Abdurrahman bin Auf selalu mempercepat langkah untuk mendermakan hartanya di jalan Allah Swt. karena beliau mengharapkan apa yang ada di sisi-Nya dan sebagai sikap zuhud terhadap kehidupan dunia yang fana. Dari Thalhah bin Abdillah bin Auf r.a. berkata, "Orang-orang Madinah bergantung kepada Abdurrahman bin Auf, satu pertiga dari mereka beliau berikan pinjaman dari uangnya, satu pertiga penduduk yang lain beliau bayarkan (lunasi) hutangnya, dan satu pertiga penduduk yang lainnya beliau sambungkan silahturahminya".
Setiap harta yang diberikan akan menjadi umpan untuk memperlancar rezeki, sebab Allah SWT. Akan menggantinya dengan yang lebih baik, seperti telah difirmankan:
"Katakanlah, sungguh Tuhanku melapangkan rezeki dan membatasinya bagi siapa yang dia kehendaki diantara hamba-hambanya. Dan apa saja yang kamu infakkan, Allah akan menggantinya dan dialah pemberi rezeki yang terbaik." (Saba:39)
Berbahagialah Abdurrahman bin Auf dengan limpahan karunia dan kebahagiaan yang diberikan Allah kepadanya. Ketika meninggal dunia, jenazahnya diiringi oleh para sahabat mulia seperti Sa'ad bin Abi Waqqash dan yang lain. Dalam kata sambutannya, Khalifah Ali bin Abi Thalib berkata, "Engkau telah mendapatkan kasih sayang Allah, dan engkau berhasil menundukkan kepalsuan dunia. Semoga Allah selalu merahmatimu."
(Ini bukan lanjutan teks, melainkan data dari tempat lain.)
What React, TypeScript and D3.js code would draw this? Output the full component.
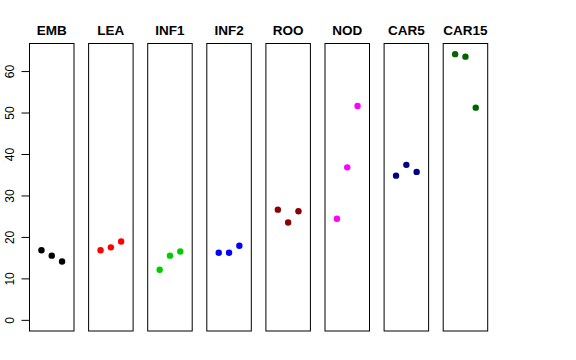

Ketika akan wafat, Abdurrahman menangis. Tangisannya bukan karena takut menghadapi kematian, melainkan karena beliau wafat dalam keadaan kaya harta. "Sesungguhnya, Mush'ab bin Umair lebih baik dariku. Beliau meninggal di masa Rasulullah dan beliau tidak memiliki apa pun bahkan kafan sekalipun. Hamzah bin Abdul Muthalib juga lebih baik dariku. Kami tidak mendapatkan kafan untuknya. Sesungguhnya, aku takut bila aku menjadi seseorang yang dipercepat kebaikannya di kehidupan dunia. Aku takut ditahan dari sahabat-sahabatku karena banyak hartaku," tutur Abdurrahman.